General characteristics as Minesweeper
- Class & type: Hawk-class minesweeper
- Displacement: 500 long tons (510 t)
- Length: 133 ft 7 in (40.72 m)
- Beam: 26 ft 1 in (7.95 m)
- Draft: 12 ft 8 in (3.86 m)
- Speed: 10 knots (12 mph; 19 km/h)
- Armament: 2 × 6-pounder guns; 2 × .50 cal (12.7 mm) machine guns; 2 × depth charge projectors;

= USS Merganser (AM-135) =

Minesweeper of the United States Navy

The first USS Merganser (AM-135) was a minesweeper in the United States Navy during World War II. She was named for the duck, merganser.

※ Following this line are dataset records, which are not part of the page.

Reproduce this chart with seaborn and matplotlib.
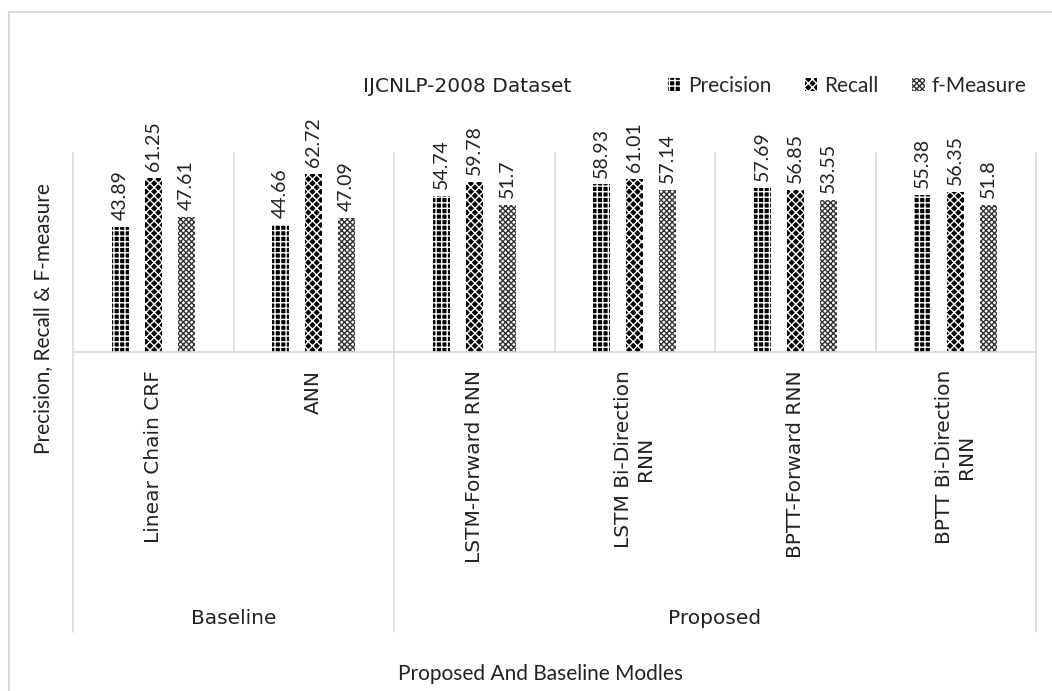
import numpy as np
import pandas as pd
import matplotlib
matplotlib.use('Agg')
import matplotlib.pyplot as plt
import matplotlib.patches as mpatches
import seaborn as sns

# Data
models = ['Linear Chain CRF', 'ANN', 'LSTM-Forward RNN', 'LSTM Bi-Direction\nRNN',
          'BPTT-Forward RNN', 'BPTT Bi-Direction\nRNN']
metrics = ['Precision', 'Recall', 'f-Measure']
precision = [43.89, 44.66, 54.74, 58.93, 57.69, 55.38]
recall = [61.25, 62.72, 59.78, 61.01, 56.85, 56.35]
f_measure = [47.61, 47.09, 51.7, 57.14, 53.55, 51.8]
groups = ['Baseline', 'Proposed']
group_spans = [(0, 1), (2, 5)]

sns.set_style('white')
plt.rcParams['font.family'] = ['Lato', 'DejaVu Sans']
plt.rcParams['hatch.linewidth'] = 1.0
# letter-spaced texts in the original look closest in a wider face
wide = ['DejaVu Sans']

df = pd.DataFrame({
    'model': models * 3,
    'metric': np.repeat(metrics, len(models)),
    'value': precision + recall + f_measure,
})

W, H = 1052, 691
fig = plt.figure(figsize=(W / 100, H / 100), dpi=100)
ax = fig.add_axes([73 / W, 1 - 352 / H, (1036 - 73) / W, (352 - 153) / H])

sns.barplot(data=df, x='model', y='value', hue='metric', order=models, hue_order=metrics,
            palette=['black', 'black', 'white'], width=0.617, gap=0.475,
            legend=False, ax=ax)

# pattern fills like the Excel original
styles = {
    'Precision': dict(face='black', hatch_col='white', hatch='+++'),
    'Recall': dict(face='black', hatch_col='white', hatch='xxxx'),
    'f-Measure': dict(face='white', hatch_col='#333333', hatch='xxxxxx'),
}
for cont, m in zip(ax.containers, metrics):
    st = styles[m]
    for bar in cont:
        bar.set_facecolor(st['face'])
        bar.set_edgecolor(st['hatch_col'])
        bar.set_hatch(st['hatch'])
        bar.set_linewidth(0)
    ax.bar_label(cont, fmt='%g', rotation=90, padding=5, fontsize=14, color='#222222')

ax.set_ylim(0, 70)
ax.set_xlim(-0.5, len(models) - 0.5)
ax.set_xticks([])
ax.set_yticks([])
ax.set_xlabel('')
ax.set_ylabel('')
for s in ['top', 'left', 'right']:
    ax.spines[s].set_visible(False)
ax.spines['bottom'].set_color('#d9d9d9')
ax.spines['bottom'].set_linewidth(1.2)

grid_col = '#d9d9d9'
trans = ax.get_xaxis_transform()
bottom = -(632 - 352) / (352 - 153)
# category separators (inside the plot)
for i in range(len(models) + 1):
    x = i - 0.5
    ax.plot([x, x], [0, 1], color=grid_col, lw=1.2, transform=trans, clip_on=False)
# group separators run down through the label area
edges = [-0.5] + [g[1] + 0.5 for g in group_spans]
for x in edges:
    ax.plot([x, x], [bottom, 0], color=grid_col, lw=1.2, transform=trans, clip_on=False)

# category labels
lab_top = -(370 - 352) / (352 - 153)
for i, name in enumerate(models):
    ax.text(i, lab_top, name, rotation=90, ha='center', va='top', multialignment='center',
            fontsize=14.5, family=wide, color='#222222', transform=trans)

# group labels
grp_y = -(619 - 352) / (352 - 153)
for g, (a, b) in zip(groups, group_spans):
    ax.text((a + b) / 2, grp_y, g, ha='center', va='center', fontsize=14.5, family=wide,
            color='#222222', transform=trans)

# axis titles
fig.text(43 / W, 1 - 319 / H, 'Precision, Recall & F-measure', rotation=90,
         ha='center', va='center', fontsize=15, color='#222222')
fig.text(541 / W, 1 - 674 / H, 'Proposed And Baseline Modles', ha='center', va='center',
         fontsize=15, color='#222222')
fig.text(467 / W, 1 - 86 / H, 'IJCNLP-2008 Dataset', ha='center', va='center',
         fontsize=14.5, family=wide, color='#222222')

# legend
handles = [mpatches.Patch(facecolor=styles[m]['face'], edgecolor=styles[m]['hatch_col'],
                          hatch=styles[m]['hatch'], linewidth=0) for m in metrics]
fig.legend(handles, metrics, loc='center left', bbox_to_anchor=(668 / W, 1 - 86 / H),
           ncol=3, frameon=False, fontsize=15, handlelength=0.6, handleheight=0.6,
           handletextpad=0.35, columnspacing=1.6, borderaxespad=0, borderpad=0)

# outer chart border (right/bottom edges are cropped in the original)
fig.add_artist(mpatches.Rectangle((9 / W, -0.1), 1.2, 1.1 - 12 / H, fill=False,
                                  edgecolor='#d9d9d9', lw=1.5, transform=fig.transFigure))

fig.savefig('out.png', dpi=100)
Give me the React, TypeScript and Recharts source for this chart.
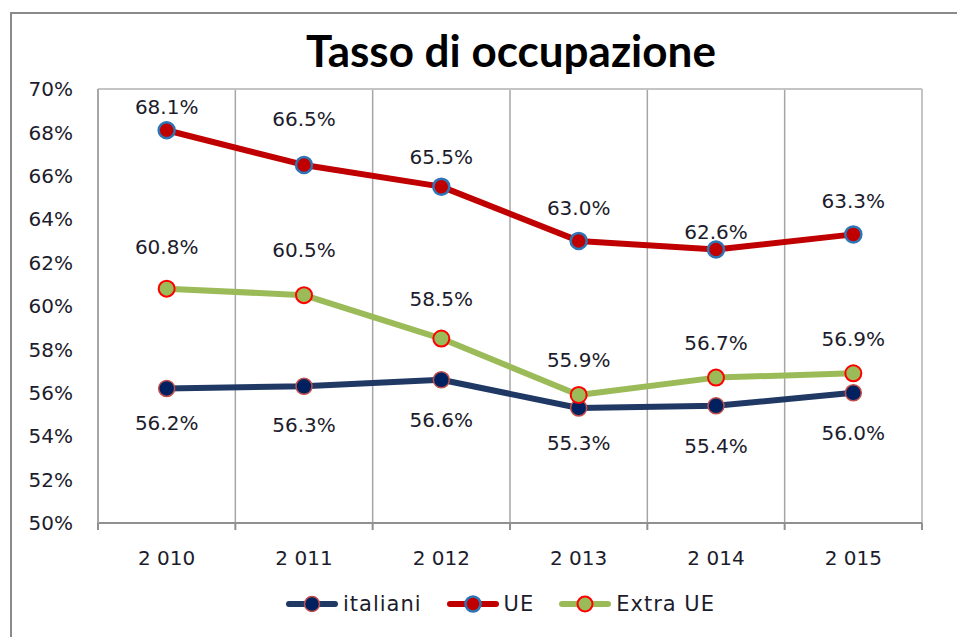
import React from 'react'
import { LineChart, Line, XAxis, YAxis, LabelList, Legend, ReferenceLine } from 'recharts'

const YEARS = ['2 010', '2 011', '2 012', '2 013', '2 014', '2 015']
const ITALIANI = [56.2, 56.3, 56.6, 55.3, 55.4, 56.0]
const UE = [68.1, 66.5, 65.5, 63.0, 62.6, 63.3]
const EXTRA_UE = [60.8, 60.5, 58.5, 55.9, 56.7, 56.9]
const Y_TICKS = [50, 52, 54, 56, 58, 60, 62, 64, 66, 68, 70]

// label nudges (px), the original labels were placed by hand
const ITALIANI_DY = [35, 39, 40, 35, 40, 40]
const UE_DY = [-23, -46, -30, -33, -18, -33]
const EXTRA_DY = [-42, -45, -40, -35, -35, -34]

const data = YEARS.map((year, i) => ({ i, year, italiani: ITALIANI[i], ue: UE[i], extra: EXTRA_UE[i] }))
const CAT_TICKS = YEARS.map((_, i) => i)
const EDGE_TICKS = [-0.5, ...YEARS.map((_, i) => i + 0.5)]
const INNER_EDGES = EDGE_TICKS.slice(1, -1)

const FONT = '"DejaVu Sans", Verdana, sans-serif'
const TXT = '#1c1c2c'
const GRID = '#a6a6a6'

const SERIES = [
  { key: 'italiani', name: 'italiani', line: '#1F3864', fill: '#002060', ring: '#C0504D', ringW: 1.5, dy: ITALIANI_DY },
  { key: 'ue', name: 'UE', line: '#C00000', fill: '#C00000', ring: '#2E75B6', ringW: 2.5, dy: UE_DY },
  { key: 'extra', name: 'Extra UE', line: '#9BBB59', fill: '#9BBB59', ring: '#FF0000', ringW: 2, dy: EXTRA_DY },
]

const pctLabel = (dys: number[]) => (p: any) => (
  <text x={p.x} y={p.y + dys[p.index]} textAnchor="middle" dominantBaseline="central"
    fontSize={20} fontFamily={FONT} fill={TXT}>
    {Number(p.value).toFixed(1)}%
  </text>
)

const renderLegend = () => (
  <div style={{ display: 'flex', justifyContent: 'center', gap: 24, fontFamily: FONT, fontSize: 21, color: TXT, letterSpacing: 1 }}>
    {SERIES.map(s => (
      <div key={s.key} style={{ display: 'flex', alignItems: 'center', gap: 4 }}>
        <svg width={54} height={22}>
          <line x1={4} x2={50} y1={11} y2={11} stroke={s.line} strokeWidth={6} strokeLinecap="round" />
          <circle cx={27} cy={11} r={7.5} fill={s.fill} stroke={s.ring} strokeWidth={s.ringW} />
        </svg>
        <span>{s.name}</span>
      </div>
    ))}
  </div>
)

export default function App() {
  return (
    <div style={{ position: 'absolute', left: 0, top: 0, width: 957, height: 637, overflow: 'hidden', background: '#fff' }}>
      <div style={{ position: 'absolute', left: 10, top: 12, width: 1100, height: 800, border: '2px solid #8a8a8a' }} />
      <div style={{ position: 'absolute', left: 0, top: 27, width: 1022, textAlign: 'center', fontFamily: 'Lato, sans-serif', fontWeight: 700, fontSize: 44, lineHeight: '46px', color: '#000' }}>
        Tasso di occupazione
      </div>
      <div style={{ position: 'absolute', left: 0, top: 0 }}>
        <LineChart width={957} height={637} data={data} margin={{ top: 89, right: 35, bottom: 67, left: 38 }}>
          <XAxis xAxisId="grid" type="number" dataKey="i" domain={[-0.5, 5.5]} ticks={EDGE_TICKS}
            tickFormatter={() => ''} tickSize={7} height={7} stroke="#909090" strokeWidth={2} allowDataOverflow />
          <XAxis xAxisId="lab" type="number" dataKey="i" domain={[-0.5, 5.5]} ticks={CAT_TICKS}
            tickFormatter={(v: number) => YEARS[v]} axisLine={false} tickLine={false} height={40} tickMargin={15}
            tick={{ fill: TXT, fontSize: 20, fontFamily: FONT }} allowDataOverflow />
          <YAxis domain={[50, 70]} ticks={Y_TICKS} tickFormatter={(v: number) => `${v}%`} width={60}
            tickLine={false} tickMargin={19} stroke={GRID} strokeWidth={2}
            tick={{ fill: TXT, fontSize: 20, fontFamily: FONT }} allowDataOverflow />
          {INNER_EDGES.map(x => (
            <ReferenceLine key={x} xAxisId="grid" x={x} stroke={GRID} strokeWidth={1.5} />
          ))}
          <ReferenceLine xAxisId="grid" x={5.5} stroke="#c4c4c4" strokeWidth={2} />
          <ReferenceLine xAxisId="grid" y={70} stroke="#c4c4c4" strokeWidth={2} />
          <Legend verticalAlign="middle" align="center" content={renderLegend}
            wrapperStyle={{ top: 592, left: 0, width: 1000 }} />
          {SERIES.map(s => (
            <Line key={s.key} xAxisId="lab" dataKey={s.key} name={s.name} stroke={s.line} strokeWidth={6}
              strokeLinejoin="round" isAnimationActive={false}
              dot={{ r: 8, fill: s.fill, stroke: s.ring, strokeWidth: s.ringW }} activeDot={false}>
              <LabelList dataKey={s.key} content={pctLabel(s.dy)} />
            </Line>
          ))}
        </LineChart>
      </div>
    </div>
  )
}
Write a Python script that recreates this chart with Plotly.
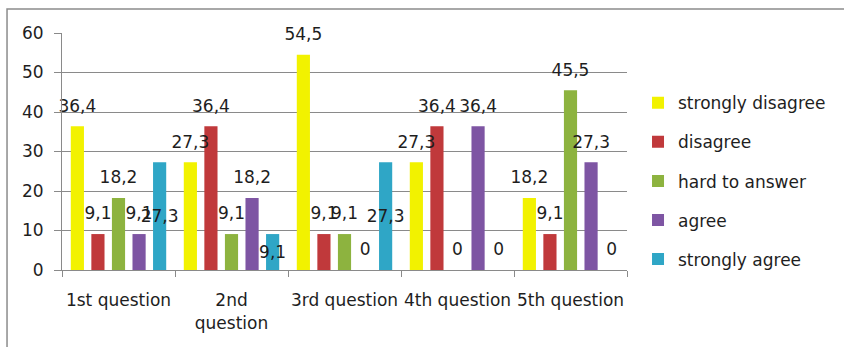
import plotly.graph_objects as go

categories = ["1st question", "2nd<br>question", "3rd question", "4th question", "5th question"]
series_names = ["strongly disagree", "disagree", "hard to answer", "agree", "strongly agree"]
strongly_disagree = [36.4, 27.3, 54.5, 27.3, 18.2]
disagree = [9.1, 36.4, 9.1, 36.4, 9.1]
hard_to_answer = [18.2, 9.1, 9.1, 0.0, 45.5]
agree = [9.1, 18.2, 0.0, 36.4, 27.3]
strongly_agree = [27.3, 9.1, 27.3, 0.0, 0.0]
colors = ["#F2F200", "#C0393B", "#8DB33F", "#7E55A3", "#2FA6C6"]

all_values = [strongly_disagree, disagree, hard_to_answer, agree, strongly_agree]
# the last series has its (non-zero) labels drawn in the middle of the bars
center_label_series = 4


def fmt(v):
    return f"{v:g}".replace(".", ",")


FONT = "DejaVu Sans"
FS = 17
TXT = "#1e1e1e"
GRID = "#8a8a8a"

fig = go.Figure()

for i, (name, vals) in enumerate(zip(series_names, all_values)):
    bar_text = None
    if i == center_label_series:
        bar_text = [fmt(v) if v != 0 else "" for v in vals]
    fig.add_trace(go.Bar(
        name=name, x=categories, y=vals,
        marker=dict(color=colors[i], line=dict(width=0)),
        legendgroup=name,
        text=bar_text,
        textposition="inside" if bar_text else "none",
        insidetextanchor="middle",
        textangle=0,
        constraintext="none",
        insidetextfont=dict(family=FONT, size=FS, color=TXT),
        hoverinfo="skip",
    ))

for i, (name, vals) in enumerate(zip(series_names, all_values)):
    if i == center_label_series:
        labels = [fmt(v) if v == 0 else "" for v in vals]
    else:
        labels = [fmt(v) for v in vals]
    fig.add_trace(go.Scatter(
        x=categories, y=vals, mode="markers+text",
        text=labels, textposition="top center",
        textfont=dict(family=FONT, size=FS, color=TXT),
        marker=dict(size=15, color="rgba(0,0,0,0)"),
        showlegend=False, hoverinfo="skip", cliponaxis=False,
    ))

bargap = 0.09
fig.update_layout(
    width=844, height=347,
    margin=dict(l=62, r=217, t=33, b=77),
    paper_bgcolor="white", plot_bgcolor="white",
    font=dict(family=FONT, size=FS, color=TXT),
    barmode="group", bargap=bargap, bargroupgap=0.36,
    scattermode="group", scattergap=bargap,
    legend=dict(
        x=1.0195, xanchor="left", y=0.78, yanchor="top",
        traceorder="grouped", tracegroupgap=14,
        font=dict(family=FONT, size=FS, color=TXT),
        bgcolor="rgba(0,0,0,0)", itemclick=False,
    ),
    showlegend=True,
)
fig.update_yaxes(
    range=[0, 60], dtick=10, showgrid=True, gridcolor=GRID, gridwidth=1,
    showline=True, linecolor=GRID, linewidth=1,
    ticks="outside", ticklen=7, tickcolor=GRID,
    ticklabelstandoff=7, zeroline=False, fixedrange=True,
)
fig.update_xaxes(
    showline=True, linecolor=GRID, linewidth=1,
    ticks="outside", ticklen=6, tickcolor=GRID, tickson="boundaries",
    ticklabelstandoff=15, fixedrange=True, tickangle=0,
)
# outer chart frame
fig.add_shape(type="rect", xref="paper", yref="paper",
              x0=-0.0973, x1=1.4, y0=-0.35, y1=1.1013,
              line=dict(color="#8c8c8c", width=1.5), layer="below")

fig.write_html("out.html")
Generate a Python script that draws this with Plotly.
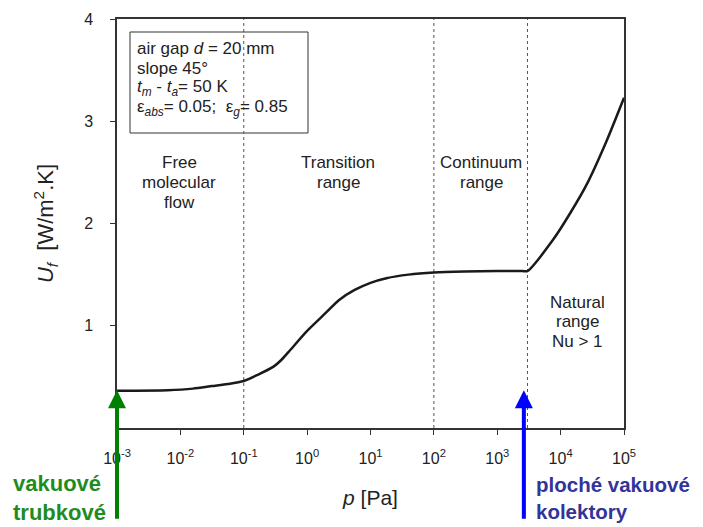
import math
import plotly.graph_objects as go

# Data
pressure_pa = [0.001, 0.0063, 0.0158, 0.0316, 0.056, 0.1, 0.166, 0.295, 0.398, 0.537,
               1.0, 2.0, 3.16, 5.62, 10, 17.8, 39.8, 100, 300, 1000, 2500, 3000,
               7586, 14125, 25700, 52480, 100000]
u_f = [0.365, 0.37, 0.385, 0.41, 0.43, 0.46, 0.52, 0.60, 0.67, 0.76,
       0.95, 1.13, 1.25, 1.35, 1.42, 1.465, 1.50, 1.52, 1.53, 1.535, 1.535, 1.535,
       1.84, 2.10, 2.38, 2.80, 3.23]

boundaries_pa = [0.1, 100, 3000]
x_tick_vals = [1e-3, 1e-2, 1e-1, 1e0, 1e1, 1e2, 1e3, 1e4, 1e5]
x_tick_text = ["10<sup>-3</sup>", "10<sup>-2</sup>", "10<sup>-1</sup>", "10<sup>0</sup>",
               "10<sup>1</sup>", "10<sup>2</sup>", "10<sup>3</sup>", "10<sup>4</sup>",
               "10<sup>5</sup>"]
y_tick_vals = [1, 2, 3, 4]

green_arrow_p = 0.001
blue_arrow_p = 2630
arrow_tip_u = 0.37

info_lines = [
    "air gap <i>d</i> = 20 mm",
    "slope 45°",
    "<i>t<sub>m</sub></i> - <i>t<sub>a</sub></i>= 50 K",
    "ε<sub><i>abs</i></sub>= 0.05;  ε<sub><i>g</i></sub>= 0.85",
]
region_labels = [
    (["Free", "molecular", "flow"], 179, 163),
    (["Transition", "range"], 338, 163),
    (["Continuum", "range"], 481, 163),
    (["Natural", "range", "Nu &gt; 1"], 577, 302),
]

FONT = "Arial, Liberation Sans, sans-serif"
TXT = "#222222"

# page body has an 8px offset; screen-space plot area: x 117..624, y 19..428
OFF = 8
W, H = 703 - OFF, 527 - OFF
SL, ST, SR, SB = 117, 19, 624, 428
pw = SR - SL
ph = SB - ST
L = SL - OFF
T = ST - OFF
R = W - L - pw
B = H - T - ph


def px(x):
    return (x - SL) / pw


def py(y):
    return (SB - y) / ph


fig = go.Figure()

for b in boundaries_pa:
    fig.add_trace(go.Scatter(x=[b, b], y=[0, 4], mode="lines",
                             line=dict(color="#555555", width=1, dash="dot"),
                             hoverinfo="skip", showlegend=False))

fig.add_trace(go.Scatter(x=pressure_pa, y=u_f, mode="lines",
                         line=dict(color="#1a1a1a", width=2.5, shape="spline", smoothing=0.7),
                         showlegend=False))

annotations = []
shapes = []

# info box
shapes.append(dict(type="rect", xref="paper", yref="paper",
                   x0=px(130), x1=px(308), y0=py(133), y1=py(32),
                   line=dict(color="#333333", width=1), fillcolor="white", layer="below"))
for i, line in enumerate(info_lines):
    annotations.append(dict(xref="paper", yref="paper", x=px(135), y=py(48 + 20 * i),
                            xanchor="left", yanchor="middle", text=line, showarrow=False,
                            font=dict(family=FONT, size=17, color=TXT)))

for lines, cx, cy in region_labels:
    for i, t in enumerate(lines):
        annotations.append(dict(xref="paper", yref="paper", x=px(cx), y=py(cy + 19.5 * i),
                                xanchor="center", yanchor="middle", text=t, showarrow=False,
                                font=dict(family=FONT, size=17, color=TXT)))

# arrows
for p_val, col in [(green_arrow_p, "#008000"), (blue_arrow_p, "#0000FF")]:
    annotations.append(dict(xref="x", yref="y", x=math.log10(p_val), y=arrow_tip_u, ax=0, ay=130,
                            axref="pixel", ayref="pixel", text="", showarrow=True,
                            arrowhead=2, arrowsize=0.9, arrowwidth=4, arrowcolor=col,
                            standoff=0, startstandoff=0))

annotations.append(dict(xref="paper", yref="paper", x=px(11), y=py(497.5),
                        xanchor="left", yanchor="middle", align="left",
                        text="<b>vakuové<br>trubkové</b>", showarrow=False,
                        font=dict(family=FONT, size=22, color="#1E8C1E")))
annotations.append(dict(xref="paper", yref="paper", x=px(534), y=py(497.5),
                        xanchor="left", yanchor="middle", align="left",
                        text="<b>ploché vakuové<br>kolektory</b>", showarrow=False,
                        font=dict(family=FONT, size=20.5, color="#333399")))

fig.update_layout(
    width=W, height=H,
    margin=dict(l=L, r=R, t=T, b=B, autoexpand=False),
    paper_bgcolor="white", plot_bgcolor="white",
    font=dict(family=FONT, color=TXT),
    annotations=annotations, shapes=shapes,
    xaxis=dict(type="log", range=[-3, 5], tickvals=x_tick_vals, ticktext=x_tick_text,
               ticks="outside", ticklen=5, tickwidth=1.2, tickcolor="#333333",
               ticklabelstandoff=10,
               showline=True, linecolor="#333333", linewidth=1.5, mirror=True,
               showgrid=False, zeroline=False,
               tickfont=dict(family=FONT, size=16, color=TXT),
               title=dict(text="<i>p</i> [Pa]", font=dict(family=FONT, size=21, color=TXT), standoff=24),
               automargin=False),
    yaxis=dict(range=[0, 4], tickvals=y_tick_vals,
               ticks="outside", ticklen=5, tickwidth=1.2, tickcolor="#333333",
               ticklabelstandoff=14,
               showline=True, linecolor="#333333", linewidth=1.5, mirror=True,
               showgrid=False, zeroline=False,
               tickfont=dict(family=FONT, size=16, color=TXT),
               title=dict(text="<i>U<sub>f</sub></i>  [W/m<sup>2</sup>.K]",
                          font=dict(family=FONT, size=22, color=TXT), standoff=24),
               automargin=False),
)

fig.write_html("out.html")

Originally the commercial trawler Annapolis, Merganser was built in 1937 by the Bethlehem Steel Corp., Quincy, Massachusetts; acquired by the U.S. Navy as Ocean through Maritime Commission requisition purchase from the General Sea Foods Corp., Boston, Massachusetts, 3 January 1942; renamed Merganser 18 January 1942; converted by Bethlehem Steel Atlantic Works, East Boston, Massachusetts; and commissioned 23 May 1942.

== World War II East Coast Assignment ==
Assigned to the 1st Naval District, Merganser operated from the Woods Hole Section Base, patrolling the waters off New England, until February 1944.

== Deactivation ==
She then proceeded to Boston, Massachusetts, for inactivation, decommissioning there 1 May. She was struck from the Naval Register 16 September, and on the 29th transferred to the Maritime Commission. She was subsequently sold to her former owner and renamed Ocean.